Are the tides changing for USD/CHF? If you’re a dollar bear, then you’re gonna love this setup that suggests the pair is running out of buyers above parity.
As you can see, the pair just broke below what looks like as ascending triangle on the 1-hour time frame. Not only that, but the 100 SMA has also just crossed below the 200 SMA. BFD, since the last time we saw a crossover was before the pair jumped by about 250 pips.
I gotta tell ya, I was actually bullish on the dollar earlier this week. Heck, I even pointed out the ascending triangle in my weekly trading prep!
See, I figured with the GOP gaining momentum on their tax reform plans and the POTUS wheeling and dealing in Asia, we’re bound to get good news that might push the Greenback higher.
But like the new iPhone X owners, my dollar-bullish biases were shattered faster than I can say “parity!”
Turns out, the Senate and the House might have different versions of tax plans, which could throw a curveball on the Republicans’ schedule.

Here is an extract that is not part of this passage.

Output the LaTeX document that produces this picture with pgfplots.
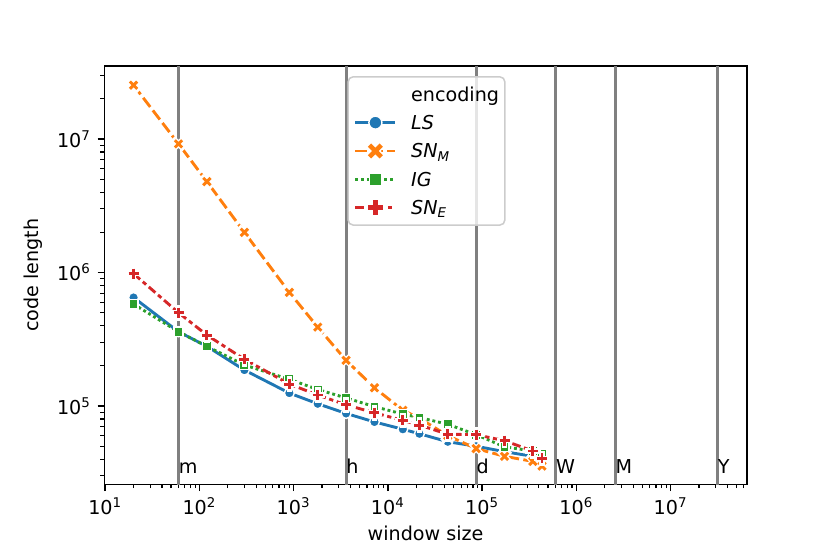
\documentclass[border=0pt]{standalone}
\usepackage{fontspec}
\setmainfont{DejaVu Sans}
\usepackage{pgfplots}
\usepackage{pgfplotstable}
\pgfplotsset{compat=1.18}
\definecolor{c1}{HTML}{1F77B4}
\definecolor{c2}{HTML}{FF7F0E}
\definecolor{c3}{HTML}{2CA02C}
\definecolor{c4}{HTML}{D62728}
\definecolor{vl}{HTML}{808080}
\definecolor{lframe}{HTML}{CCCCCC}

\pgfplotstableread{
x      LS      SNM     IG       SNE
20     6.5e5   2.53e7  5.8e5    9.8e5
60     3.6e5   9.2e6   3.6e5    5.0e5
120    2.8e5   4.8e6   2.8e5    3.4e5
300    1.86e5  2.0e6   2.03e5   2.24e5
900    1.25e5  7.1e5   1.585e5  1.46e5
1800   1.04e5  3.9e5   1.33e5   1.21e5
3600   8.8e4   2.2e5   1.15e5   1.02e5
7200   7.6e4   1.37e5  9.9e4    8.9e4
14400  6.7e4   9.3e4   8.7e4    7.8e4
21600  6.2e4   8.1e4   8.2e4    7.2e4
43200  5.4e4   6.0e4   7.3e4    6.15e4
86400  5.0e4   4.8e4   6.1e4    6.1e4
172800 4.55e4  4.2e4   4.95e4   5.5e4
345600 4.2e4   3.85e4  4.6e4    4.6e4
432000 4.0e4   3.55e4  4.4e4    4.05e4
}\data

\begin{document}
\begin{tikzpicture}
\useasboundingbox (-54.3bp,-36.3bp) rectangle (377.7bp,252.1bp);
\begin{axis}[
  at={(0,0)}, anchor=south west,
  scale only axis, width=334.4bp, height=217.7bp,
  xmode=log, ymode=log,
  xmin=9.79, xmax=6.44e7, ymin=2.59e4, ymax=3.52e7,
  axis line style={line width=0.8bp, black},
  tick align=outside, xtick pos=bottom, ytick pos=left,
  major tick length=3.5bp, minor tick length=2bp,
  major tick style={line width=0.8bp, black},
  minor tick style={line width=0.6bp, black},
  xtick={1e1,1e2,1e3,1e4,1e5,1e6,1e7},
  xticklabels={10\textsuperscript{1},10\textsuperscript{2},10\textsuperscript{3},10\textsuperscript{4},10\textsuperscript{5},10\textsuperscript{6},10\textsuperscript{7}},
  minor xtick={20,30,40,50,60,70,80,90,200,300,400,500,600,700,800,900,2000,3000,4000,5000,6000,7000,8000,9000,2e4,3e4,4e4,5e4,6e4,7e4,8e4,9e4,2e5,3e5,4e5,5e5,6e5,7e5,8e5,9e5,2e6,3e6,4e6,5e6,6e6,7e6,8e6,9e6,2e7,3e7,4e7,5e7,6e7},
  ytick={1e5,1e6,1e7},
  yticklabels={10\textsuperscript{5},10\textsuperscript{6},10\textsuperscript{7}},
  minor ytick={3e4,4e4,5e4,6e4,7e4,8e4,9e4,2e5,3e5,4e5,5e5,6e5,7e5,8e5,9e5,2e6,3e6,4e6,5e6,6e6,7e6,8e6,9e6,2e7,3e7},
  ticklabel style={font=\fontsize{10}{12}\selectfont},
  xlabel={window size}, ylabel={code length},
  label style={font=\fontsize{10}{12}\selectfont},
  xlabel style={inner sep=0pt, yshift=-2bp},
  ylabel style={inner sep=0pt, yshift=4bp},
  legend cell align=left,
  legend style={at={(0.3784,0.976)}, anchor=north west,
    draw=lframe, line width=0.8bp, fill=white, fill opacity=0.8,
    draw opacity=1, text opacity=1,
    rounded corners=2.5bp, inner xsep=3bp, inner ysep=1.7bp,
    row sep=0pt,
    nodes={inner sep=0pt, text height=10.97bp, text depth=3.77bp,
      font=\fontsize{10}{12}\selectfont}},
]
% vertical reference lines
\addplot[vl, line width=1.5bp, forget plot] coordinates {(60,1e4) (60,1e8)};
\addplot[vl, line width=1.5bp, forget plot] coordinates {(3600,1e4) (3600,1e8)};
\addplot[vl, line width=1.5bp, forget plot] coordinates {(86400,1e4) (86400,1e8)};
\addplot[vl, line width=1.5bp, forget plot] coordinates {(604800,1e4) (604800,1e8)};
\addplot[vl, line width=1.5bp, forget plot] coordinates {(2592000,1e4) (2592000,1e8)};
\addplot[vl, line width=1.5bp, forget plot] coordinates {(31536000,1e4) (31536000,1e8)};

% LS
\addplot[c1, line width=1.5bp, forget plot] table[x=x,y=LS]{\data};
\addplot[only marks, mark=*, mark size=2.6bp, mark options={fill=c1, draw=white, line width=0.75bp}, forget plot] table[x=x,y=LS]{\data};
% SN_M
\addplot[c2, line width=1.5bp, dash pattern=on 6bp off 2.25bp, forget plot] table[x=x,y=SNM]{\data};
\addplot[only marks, mark=x, mark size=2.7bp, mark options={draw=white, line width=2.9bp, line cap=rect, solid}, forget plot] table[x=x,y=SNM]{\data};
\addplot[only marks, mark=x, mark size=2.7bp, mark options={draw=c2, line width=1.5bp, solid}, forget plot] table[x=x,y=SNM]{\data};
% IG
\addplot[c3, line width=1.5bp, dash pattern=on 1.5bp off 1.5bp, forget plot] table[x=x,y=IG]{\data};
\addplot[only marks, mark=square*, mark size=2.4bp, mark options={fill=c3, draw=white, line width=0.75bp, solid}, forget plot] table[x=x,y=IG]{\data};
% SN_E
\addplot[c4, line width=1.5bp, dash pattern=on 4.5bp off 1.875bp on 2.25bp off 1.875bp, forget plot] table[x=x,y=SNE]{\data};
\addplot[only marks, mark=+, mark size=2.6bp, mark options={draw=white, line width=2.9bp, line cap=rect, solid}, forget plot] table[x=x,y=SNE]{\data};
\addplot[only marks, mark=+, mark size=2.6bp, mark options={draw=c4, line width=1.5bp, solid}, forget plot] table[x=x,y=SNE]{\data};

% labels for the reference lines
\node[anchor=base west, inner sep=0pt, font=\fontsize{10}{12}\selectfont] at (axis cs:60,3.15e4) {m};
\node[anchor=base west, inner sep=0pt, font=\fontsize{10}{12}\selectfont] at (axis cs:3600,3.15e4) {h};
\node[anchor=base west, inner sep=0pt, font=\fontsize{10}{12}\selectfont] at (axis cs:86400,3.15e4) {d};
\node[anchor=base west, inner sep=0pt, font=\fontsize{10}{12}\selectfont] at (axis cs:604800,3.15e4) {W};
\node[anchor=base west, inner sep=0pt, font=\fontsize{10}{12}\selectfont] at (axis cs:2592000,3.15e4) {M};
\node[anchor=base west, inner sep=0pt, font=\fontsize{10}{12}\selectfont] at (axis cs:31536000,3.15e4) {Y};

% legend
\addlegendimage{legend image code/.code={\path (0bp,0bp) (28.6bp,0bp);}}
\addlegendentry{encoding}
\addlegendimage{legend image code/.code={
  \path (0bp,0bp) (28.6bp,0bp);
  \draw[c1, line width=1.5bp, sharp corners, draw opacity=1] (0bp,0bp) -- (20.8bp,0bp);
  \filldraw[fill=c1, fill opacity=1, draw=white, draw opacity=1, line width=0.75bp, sharp corners] (10.4bp,0bp) circle (3.4bp);
}}
\addlegendentry{\textit{LS}}
\addlegendimage{legend image code/.code={
  \path (0bp,0bp) (28.6bp,0bp);
  \draw[c2, line width=1.5bp, dash pattern=on 6bp off 2.25bp, draw opacity=1, sharp corners] (0bp,0bp) -- (20.8bp,0bp);
  \draw[white, line width=3.8bp, line cap=rect, draw opacity=1, sharp corners] (8.2bp,-2.2bp) -- (12.6bp,2.2bp) (8.2bp,2.2bp) -- (12.6bp,-2.2bp);
  \draw[c2, line width=2.4bp, line cap=rect, draw opacity=1, sharp corners] (8.2bp,-2.2bp) -- (12.6bp,2.2bp) (8.2bp,2.2bp) -- (12.6bp,-2.2bp);
}}
\addlegendentry{\textit{SN}\textsubscript{\textit{M}}}
\addlegendimage{legend image code/.code={
  \path (0bp,0bp) (28.6bp,0bp);
  \draw[c3, line width=1.5bp, dash pattern=on 1.5bp off 1.5bp, draw opacity=1, sharp corners] (0bp,0bp) -- (20.8bp,0bp);
  \filldraw[fill=c3, fill opacity=1, draw=white, draw opacity=1, line width=0.75bp, sharp corners] (7.3bp,-3.1bp) rectangle (13.5bp,3.1bp);
}}
\addlegendentry{\textit{IG}}
\addlegendimage{legend image code/.code={
  \path (0bp,0bp) (28.6bp,0bp);
  \draw[c4, line width=1.5bp, dash pattern=on 4.5bp off 1.875bp on 2.25bp off 1.875bp, draw opacity=1, sharp corners] (0bp,0bp) -- (20.8bp,0bp);
  \draw[white, line width=3.8bp, line cap=rect, draw opacity=1, sharp corners] (7.4bp,0bp) -- (13.4bp,0bp) (10.4bp,-3bp) -- (10.4bp,3bp);
  \draw[c4, line width=2.4bp, line cap=rect, draw opacity=1, sharp corners] (7.6bp,0bp) -- (13.2bp,0bp) (10.4bp,-2.8bp) -- (10.4bp,2.8bp);
}}
\addlegendentry{\textit{SN}\textsubscript{\textit{E}}}
\end{axis}
\end{tikzpicture}
\end{document}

Meanwhile, market players mostly shrugged off Trump’s visits to Asian heads of states and even got a bit wary over Trump’s warnings to North Korea to “not underestimate us. And do not try us.”
For now, USD/CHF is finding support at the .9225 area near the weekly bottom ATR. If the dollar continues to feel the jitters of lower bond yields and shaky tax reform schedule, then I might consider shorting at a retracement. Maybe somewhere around parity or the broken trend line?
I’ll also be on the lookout for potential long plays on the dollar. For instance, a bounce from the bWATR area that’s supported by fundamentals could open this chart for a bottom-of-range play instead.
What do you think? Will the dollar bounce back to last week’s highs? Or is it ready for a reversal on the 1-hour time frame?